WHAT IS EXPECTED
Both boundary lines count: repeat, exactly and alone, the lines from the one containing "Emit a web page" to the one containing "Y en milliers.", with pictures left out.

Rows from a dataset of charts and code
[Start]

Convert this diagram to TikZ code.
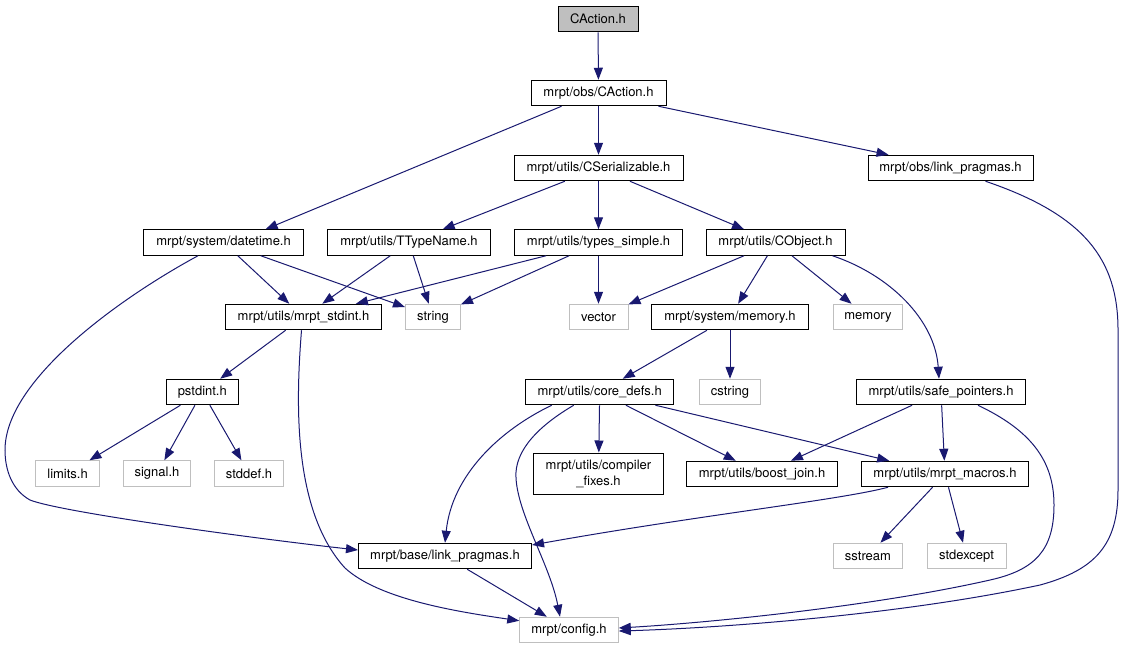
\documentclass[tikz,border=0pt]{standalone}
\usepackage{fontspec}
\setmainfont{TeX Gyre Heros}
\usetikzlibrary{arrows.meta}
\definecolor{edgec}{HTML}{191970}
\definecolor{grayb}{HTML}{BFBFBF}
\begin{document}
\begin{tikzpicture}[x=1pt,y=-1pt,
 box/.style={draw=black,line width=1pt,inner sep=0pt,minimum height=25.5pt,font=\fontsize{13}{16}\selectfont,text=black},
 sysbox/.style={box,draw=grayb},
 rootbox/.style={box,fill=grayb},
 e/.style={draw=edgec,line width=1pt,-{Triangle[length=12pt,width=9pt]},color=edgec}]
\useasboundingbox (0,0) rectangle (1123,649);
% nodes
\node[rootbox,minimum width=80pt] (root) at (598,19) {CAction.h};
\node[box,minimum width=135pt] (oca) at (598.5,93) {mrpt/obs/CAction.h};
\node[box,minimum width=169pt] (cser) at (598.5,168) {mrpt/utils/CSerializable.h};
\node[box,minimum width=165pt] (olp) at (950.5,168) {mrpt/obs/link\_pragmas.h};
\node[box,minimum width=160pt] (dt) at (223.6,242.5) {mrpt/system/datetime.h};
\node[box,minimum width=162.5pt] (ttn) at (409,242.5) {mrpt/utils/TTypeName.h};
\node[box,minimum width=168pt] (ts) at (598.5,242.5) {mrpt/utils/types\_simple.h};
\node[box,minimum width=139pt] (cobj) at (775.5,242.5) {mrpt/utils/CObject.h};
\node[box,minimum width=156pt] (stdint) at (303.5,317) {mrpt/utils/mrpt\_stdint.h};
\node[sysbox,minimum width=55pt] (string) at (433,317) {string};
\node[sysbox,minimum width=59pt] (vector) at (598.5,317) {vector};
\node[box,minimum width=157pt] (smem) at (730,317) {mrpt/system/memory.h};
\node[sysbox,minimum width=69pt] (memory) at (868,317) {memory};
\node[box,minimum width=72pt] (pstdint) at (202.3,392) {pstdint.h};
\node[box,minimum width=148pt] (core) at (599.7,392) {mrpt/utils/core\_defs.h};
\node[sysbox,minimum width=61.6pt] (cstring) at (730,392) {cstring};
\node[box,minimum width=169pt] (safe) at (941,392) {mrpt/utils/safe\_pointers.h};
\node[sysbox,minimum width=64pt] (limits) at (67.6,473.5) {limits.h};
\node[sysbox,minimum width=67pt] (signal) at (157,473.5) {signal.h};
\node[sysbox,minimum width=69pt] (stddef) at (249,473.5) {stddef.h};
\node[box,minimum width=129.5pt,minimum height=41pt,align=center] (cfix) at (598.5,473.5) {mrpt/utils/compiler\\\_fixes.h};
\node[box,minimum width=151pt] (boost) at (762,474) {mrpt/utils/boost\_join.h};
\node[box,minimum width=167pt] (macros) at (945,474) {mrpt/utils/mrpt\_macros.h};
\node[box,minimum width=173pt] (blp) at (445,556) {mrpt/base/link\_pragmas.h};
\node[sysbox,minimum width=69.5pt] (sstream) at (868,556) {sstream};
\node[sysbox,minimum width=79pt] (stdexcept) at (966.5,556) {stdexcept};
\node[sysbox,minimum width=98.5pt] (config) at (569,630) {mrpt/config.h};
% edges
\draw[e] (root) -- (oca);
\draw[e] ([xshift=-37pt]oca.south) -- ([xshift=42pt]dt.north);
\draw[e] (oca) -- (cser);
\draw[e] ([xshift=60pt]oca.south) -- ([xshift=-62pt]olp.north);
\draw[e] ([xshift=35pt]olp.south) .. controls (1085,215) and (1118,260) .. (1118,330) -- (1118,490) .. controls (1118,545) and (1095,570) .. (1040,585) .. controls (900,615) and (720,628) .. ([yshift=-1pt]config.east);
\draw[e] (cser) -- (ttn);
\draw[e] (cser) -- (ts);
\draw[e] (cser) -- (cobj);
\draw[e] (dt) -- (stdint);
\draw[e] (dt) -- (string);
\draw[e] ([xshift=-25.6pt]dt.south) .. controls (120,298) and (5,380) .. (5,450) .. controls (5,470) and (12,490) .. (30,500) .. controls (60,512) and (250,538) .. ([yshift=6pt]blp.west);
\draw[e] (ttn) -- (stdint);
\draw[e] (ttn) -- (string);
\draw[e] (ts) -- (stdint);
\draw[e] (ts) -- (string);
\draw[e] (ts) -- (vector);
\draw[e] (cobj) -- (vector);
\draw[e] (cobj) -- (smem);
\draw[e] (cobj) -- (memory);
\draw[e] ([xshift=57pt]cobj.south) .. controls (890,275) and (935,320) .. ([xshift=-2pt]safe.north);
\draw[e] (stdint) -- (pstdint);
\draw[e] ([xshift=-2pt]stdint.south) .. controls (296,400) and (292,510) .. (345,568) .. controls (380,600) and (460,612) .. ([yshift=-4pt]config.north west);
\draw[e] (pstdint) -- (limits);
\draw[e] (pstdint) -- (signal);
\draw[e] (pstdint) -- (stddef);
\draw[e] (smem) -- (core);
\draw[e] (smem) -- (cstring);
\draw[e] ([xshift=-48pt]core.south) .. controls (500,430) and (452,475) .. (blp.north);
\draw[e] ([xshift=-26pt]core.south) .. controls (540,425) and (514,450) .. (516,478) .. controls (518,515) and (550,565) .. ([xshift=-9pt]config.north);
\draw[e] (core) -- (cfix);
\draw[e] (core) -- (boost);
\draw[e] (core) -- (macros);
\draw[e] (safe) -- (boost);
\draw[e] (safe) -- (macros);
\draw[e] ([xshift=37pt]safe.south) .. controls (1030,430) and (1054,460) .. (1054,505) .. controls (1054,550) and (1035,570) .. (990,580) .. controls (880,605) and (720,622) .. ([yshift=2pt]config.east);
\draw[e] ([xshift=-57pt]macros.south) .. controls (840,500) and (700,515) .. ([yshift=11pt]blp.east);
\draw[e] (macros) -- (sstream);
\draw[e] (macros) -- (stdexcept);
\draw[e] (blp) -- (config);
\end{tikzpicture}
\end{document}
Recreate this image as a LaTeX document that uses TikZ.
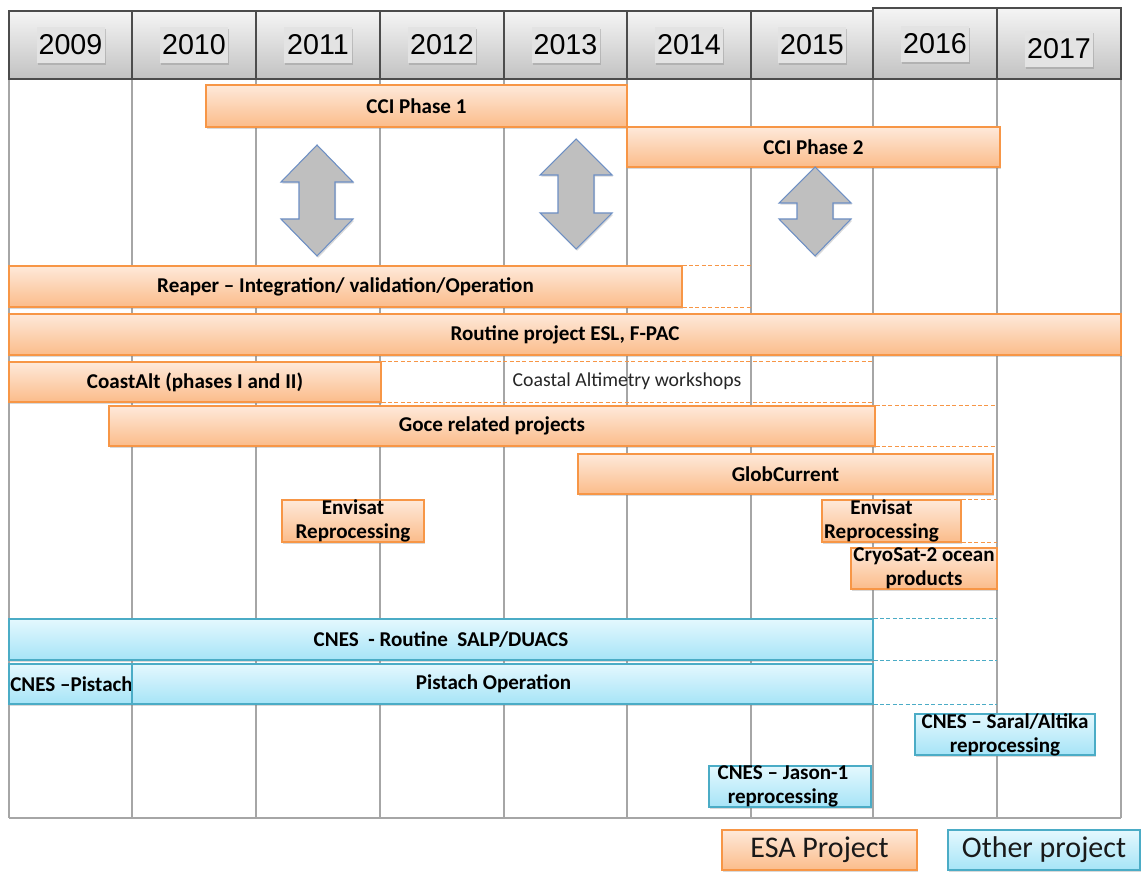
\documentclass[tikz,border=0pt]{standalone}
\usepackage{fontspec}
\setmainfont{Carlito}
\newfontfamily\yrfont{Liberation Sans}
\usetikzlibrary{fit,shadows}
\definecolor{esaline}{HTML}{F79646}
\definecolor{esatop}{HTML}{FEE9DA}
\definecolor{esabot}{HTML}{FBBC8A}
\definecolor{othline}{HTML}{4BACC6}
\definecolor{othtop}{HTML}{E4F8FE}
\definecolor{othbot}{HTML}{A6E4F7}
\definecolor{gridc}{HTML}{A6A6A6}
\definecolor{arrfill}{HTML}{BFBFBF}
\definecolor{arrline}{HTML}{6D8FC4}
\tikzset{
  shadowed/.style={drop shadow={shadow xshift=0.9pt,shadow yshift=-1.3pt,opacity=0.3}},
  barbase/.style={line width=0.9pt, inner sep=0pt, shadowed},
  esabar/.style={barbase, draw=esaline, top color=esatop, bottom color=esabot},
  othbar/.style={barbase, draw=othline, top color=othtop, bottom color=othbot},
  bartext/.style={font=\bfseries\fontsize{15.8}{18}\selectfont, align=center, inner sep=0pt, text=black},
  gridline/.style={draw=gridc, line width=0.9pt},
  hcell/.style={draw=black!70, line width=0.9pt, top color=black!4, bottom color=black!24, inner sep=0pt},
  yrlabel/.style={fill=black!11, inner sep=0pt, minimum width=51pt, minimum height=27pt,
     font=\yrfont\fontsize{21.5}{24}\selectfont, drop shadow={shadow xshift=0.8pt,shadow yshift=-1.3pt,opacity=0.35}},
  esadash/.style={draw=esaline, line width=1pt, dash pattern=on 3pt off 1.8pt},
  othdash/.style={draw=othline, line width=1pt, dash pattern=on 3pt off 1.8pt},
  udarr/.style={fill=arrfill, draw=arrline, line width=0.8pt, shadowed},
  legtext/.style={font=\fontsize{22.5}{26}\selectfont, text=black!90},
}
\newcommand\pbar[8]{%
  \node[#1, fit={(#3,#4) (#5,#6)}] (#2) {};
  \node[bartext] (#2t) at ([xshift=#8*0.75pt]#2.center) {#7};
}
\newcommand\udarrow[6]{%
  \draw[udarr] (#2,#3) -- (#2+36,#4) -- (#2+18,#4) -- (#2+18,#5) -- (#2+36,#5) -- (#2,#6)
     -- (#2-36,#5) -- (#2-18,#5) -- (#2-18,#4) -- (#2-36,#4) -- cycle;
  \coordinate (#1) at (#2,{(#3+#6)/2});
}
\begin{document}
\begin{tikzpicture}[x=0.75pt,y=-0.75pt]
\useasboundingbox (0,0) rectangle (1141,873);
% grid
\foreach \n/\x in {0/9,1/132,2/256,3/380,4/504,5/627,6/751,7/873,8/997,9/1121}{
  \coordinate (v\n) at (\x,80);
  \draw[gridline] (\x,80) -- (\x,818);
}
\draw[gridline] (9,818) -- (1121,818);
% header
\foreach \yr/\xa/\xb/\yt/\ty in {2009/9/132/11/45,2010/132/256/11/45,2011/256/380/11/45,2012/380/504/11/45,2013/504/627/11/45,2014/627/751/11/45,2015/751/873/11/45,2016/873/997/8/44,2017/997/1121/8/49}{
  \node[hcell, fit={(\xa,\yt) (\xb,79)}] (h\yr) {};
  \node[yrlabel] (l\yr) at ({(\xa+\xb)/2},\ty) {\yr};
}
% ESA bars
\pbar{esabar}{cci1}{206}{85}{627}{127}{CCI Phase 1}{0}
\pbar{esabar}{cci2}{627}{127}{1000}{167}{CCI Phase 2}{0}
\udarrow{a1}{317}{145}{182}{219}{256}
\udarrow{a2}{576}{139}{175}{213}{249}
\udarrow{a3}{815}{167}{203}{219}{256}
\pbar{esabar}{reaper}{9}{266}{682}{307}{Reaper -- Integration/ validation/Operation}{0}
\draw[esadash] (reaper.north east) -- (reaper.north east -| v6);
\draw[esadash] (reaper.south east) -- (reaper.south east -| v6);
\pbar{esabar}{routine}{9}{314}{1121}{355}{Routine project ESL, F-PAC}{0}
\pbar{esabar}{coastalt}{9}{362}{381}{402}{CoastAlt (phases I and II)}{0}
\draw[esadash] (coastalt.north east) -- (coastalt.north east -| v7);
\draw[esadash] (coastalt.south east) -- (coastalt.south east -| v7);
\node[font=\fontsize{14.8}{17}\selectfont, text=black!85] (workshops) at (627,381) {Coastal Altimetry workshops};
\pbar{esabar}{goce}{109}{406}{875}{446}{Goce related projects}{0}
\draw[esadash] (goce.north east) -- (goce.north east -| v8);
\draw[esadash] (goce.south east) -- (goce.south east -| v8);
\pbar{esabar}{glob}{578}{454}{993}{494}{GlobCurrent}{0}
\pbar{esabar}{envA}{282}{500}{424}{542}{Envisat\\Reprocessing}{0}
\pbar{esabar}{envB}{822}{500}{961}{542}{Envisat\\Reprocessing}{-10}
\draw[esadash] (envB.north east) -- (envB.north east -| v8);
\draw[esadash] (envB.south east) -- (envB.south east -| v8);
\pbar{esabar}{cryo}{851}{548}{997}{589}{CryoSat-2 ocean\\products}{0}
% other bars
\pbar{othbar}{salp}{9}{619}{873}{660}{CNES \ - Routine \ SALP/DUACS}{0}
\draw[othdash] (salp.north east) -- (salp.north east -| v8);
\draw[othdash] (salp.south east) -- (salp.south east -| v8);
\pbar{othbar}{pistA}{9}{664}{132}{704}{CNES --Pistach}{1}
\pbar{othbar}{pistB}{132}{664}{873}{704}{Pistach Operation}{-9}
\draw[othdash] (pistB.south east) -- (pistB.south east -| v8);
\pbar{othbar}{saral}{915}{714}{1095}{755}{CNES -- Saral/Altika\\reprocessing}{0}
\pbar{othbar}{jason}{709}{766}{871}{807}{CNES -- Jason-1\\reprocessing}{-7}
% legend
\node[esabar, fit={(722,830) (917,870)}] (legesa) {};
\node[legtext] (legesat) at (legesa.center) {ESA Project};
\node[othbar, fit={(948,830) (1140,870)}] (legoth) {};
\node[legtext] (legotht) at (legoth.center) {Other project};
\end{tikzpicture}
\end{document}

[End]
[Start]

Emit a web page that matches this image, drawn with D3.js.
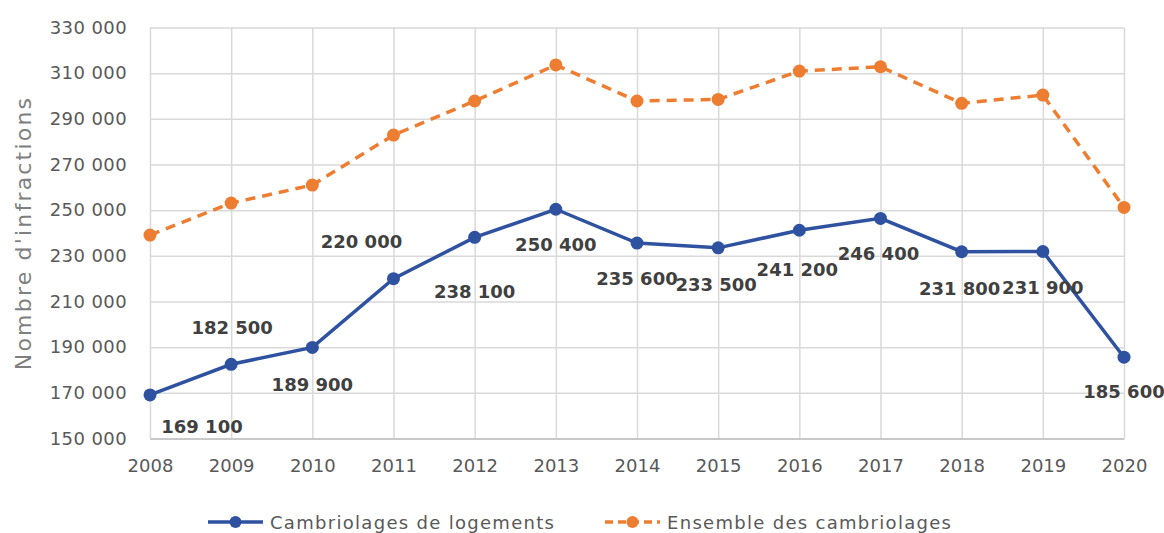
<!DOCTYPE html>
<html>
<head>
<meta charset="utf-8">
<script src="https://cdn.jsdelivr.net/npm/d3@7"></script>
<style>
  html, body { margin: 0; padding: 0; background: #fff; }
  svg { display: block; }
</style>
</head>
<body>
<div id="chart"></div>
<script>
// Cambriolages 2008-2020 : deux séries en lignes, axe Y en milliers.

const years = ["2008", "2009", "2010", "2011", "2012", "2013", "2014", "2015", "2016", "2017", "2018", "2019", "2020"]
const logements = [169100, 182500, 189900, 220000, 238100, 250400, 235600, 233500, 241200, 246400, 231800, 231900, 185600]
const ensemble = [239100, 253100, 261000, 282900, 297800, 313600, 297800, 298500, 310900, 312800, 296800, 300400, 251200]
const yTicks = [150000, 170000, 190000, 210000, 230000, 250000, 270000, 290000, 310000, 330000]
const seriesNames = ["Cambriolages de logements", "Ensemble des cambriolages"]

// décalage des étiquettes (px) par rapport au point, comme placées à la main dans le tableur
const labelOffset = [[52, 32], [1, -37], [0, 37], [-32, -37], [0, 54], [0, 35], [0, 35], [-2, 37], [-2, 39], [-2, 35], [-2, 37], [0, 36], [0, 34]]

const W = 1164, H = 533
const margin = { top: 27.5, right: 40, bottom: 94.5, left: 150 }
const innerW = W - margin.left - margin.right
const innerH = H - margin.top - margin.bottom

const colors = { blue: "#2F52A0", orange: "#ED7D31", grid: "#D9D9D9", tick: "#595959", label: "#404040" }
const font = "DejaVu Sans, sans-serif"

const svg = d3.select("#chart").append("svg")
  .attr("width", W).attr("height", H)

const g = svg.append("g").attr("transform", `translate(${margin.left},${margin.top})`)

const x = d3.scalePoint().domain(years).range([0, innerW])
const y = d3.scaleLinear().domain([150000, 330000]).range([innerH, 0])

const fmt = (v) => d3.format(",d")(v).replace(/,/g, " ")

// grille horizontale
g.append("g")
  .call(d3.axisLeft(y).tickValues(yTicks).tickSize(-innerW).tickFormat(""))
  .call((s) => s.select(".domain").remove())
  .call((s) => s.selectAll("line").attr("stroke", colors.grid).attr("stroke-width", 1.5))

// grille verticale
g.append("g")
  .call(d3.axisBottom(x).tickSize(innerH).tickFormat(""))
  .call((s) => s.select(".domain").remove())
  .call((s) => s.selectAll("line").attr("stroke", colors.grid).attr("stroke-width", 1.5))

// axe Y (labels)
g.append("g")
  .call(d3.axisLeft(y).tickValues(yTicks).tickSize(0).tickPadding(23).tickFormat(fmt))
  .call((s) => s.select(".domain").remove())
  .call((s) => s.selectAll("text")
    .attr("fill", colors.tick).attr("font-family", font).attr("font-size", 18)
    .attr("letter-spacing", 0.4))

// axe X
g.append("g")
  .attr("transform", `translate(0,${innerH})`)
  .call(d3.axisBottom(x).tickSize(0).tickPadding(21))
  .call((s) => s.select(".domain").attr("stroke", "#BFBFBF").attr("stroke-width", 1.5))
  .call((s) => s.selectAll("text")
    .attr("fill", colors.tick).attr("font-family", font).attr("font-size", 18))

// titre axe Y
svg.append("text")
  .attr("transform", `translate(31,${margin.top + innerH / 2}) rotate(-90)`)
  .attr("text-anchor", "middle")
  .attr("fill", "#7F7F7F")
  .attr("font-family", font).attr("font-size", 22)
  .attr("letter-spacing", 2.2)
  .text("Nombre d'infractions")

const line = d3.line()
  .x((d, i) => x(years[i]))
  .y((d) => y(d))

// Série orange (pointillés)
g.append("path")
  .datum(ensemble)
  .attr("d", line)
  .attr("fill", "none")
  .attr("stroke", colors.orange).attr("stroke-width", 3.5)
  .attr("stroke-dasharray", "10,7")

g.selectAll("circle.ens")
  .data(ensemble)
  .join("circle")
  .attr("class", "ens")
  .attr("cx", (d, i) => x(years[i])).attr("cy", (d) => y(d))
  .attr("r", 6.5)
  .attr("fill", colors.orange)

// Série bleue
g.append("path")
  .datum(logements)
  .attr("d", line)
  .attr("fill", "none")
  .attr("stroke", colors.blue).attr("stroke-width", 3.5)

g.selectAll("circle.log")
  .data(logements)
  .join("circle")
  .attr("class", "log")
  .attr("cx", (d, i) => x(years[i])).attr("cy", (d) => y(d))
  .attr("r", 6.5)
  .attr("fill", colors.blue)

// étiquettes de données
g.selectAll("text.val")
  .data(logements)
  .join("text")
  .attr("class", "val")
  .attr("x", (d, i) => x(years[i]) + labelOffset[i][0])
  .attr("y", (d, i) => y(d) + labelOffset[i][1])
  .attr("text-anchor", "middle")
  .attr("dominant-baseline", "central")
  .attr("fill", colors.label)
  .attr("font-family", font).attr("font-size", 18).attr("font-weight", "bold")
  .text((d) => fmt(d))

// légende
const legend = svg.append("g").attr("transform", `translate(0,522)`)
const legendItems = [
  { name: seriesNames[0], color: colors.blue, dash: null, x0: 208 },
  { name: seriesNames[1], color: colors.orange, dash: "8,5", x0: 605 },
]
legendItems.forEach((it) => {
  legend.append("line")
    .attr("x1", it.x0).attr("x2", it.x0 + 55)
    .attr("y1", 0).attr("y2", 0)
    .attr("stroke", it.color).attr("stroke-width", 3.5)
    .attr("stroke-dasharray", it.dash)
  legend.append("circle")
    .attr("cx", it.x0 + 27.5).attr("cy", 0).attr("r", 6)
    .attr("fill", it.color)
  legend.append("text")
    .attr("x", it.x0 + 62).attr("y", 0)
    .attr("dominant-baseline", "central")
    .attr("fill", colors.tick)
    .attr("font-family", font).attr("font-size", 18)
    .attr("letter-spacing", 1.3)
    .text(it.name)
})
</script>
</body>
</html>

[End]

RESULT FOR THIS EXERCISE
Emit a web page that matches this image, drawn with D3.js.
<!DOCTYPE html>
<html>
<head>
<meta charset="utf-8">
<script src="https://cdn.jsdelivr.net/npm/d3@7"></script>
<style>
  html, body { margin: 0; padding: 0; background: #fff; }
  svg { display: block; }
</style>
</head>
<body>
<div id="chart"></div>
<script>
// Cambriolages 2008-2020 : deux séries en lignes, axe Y en milliers.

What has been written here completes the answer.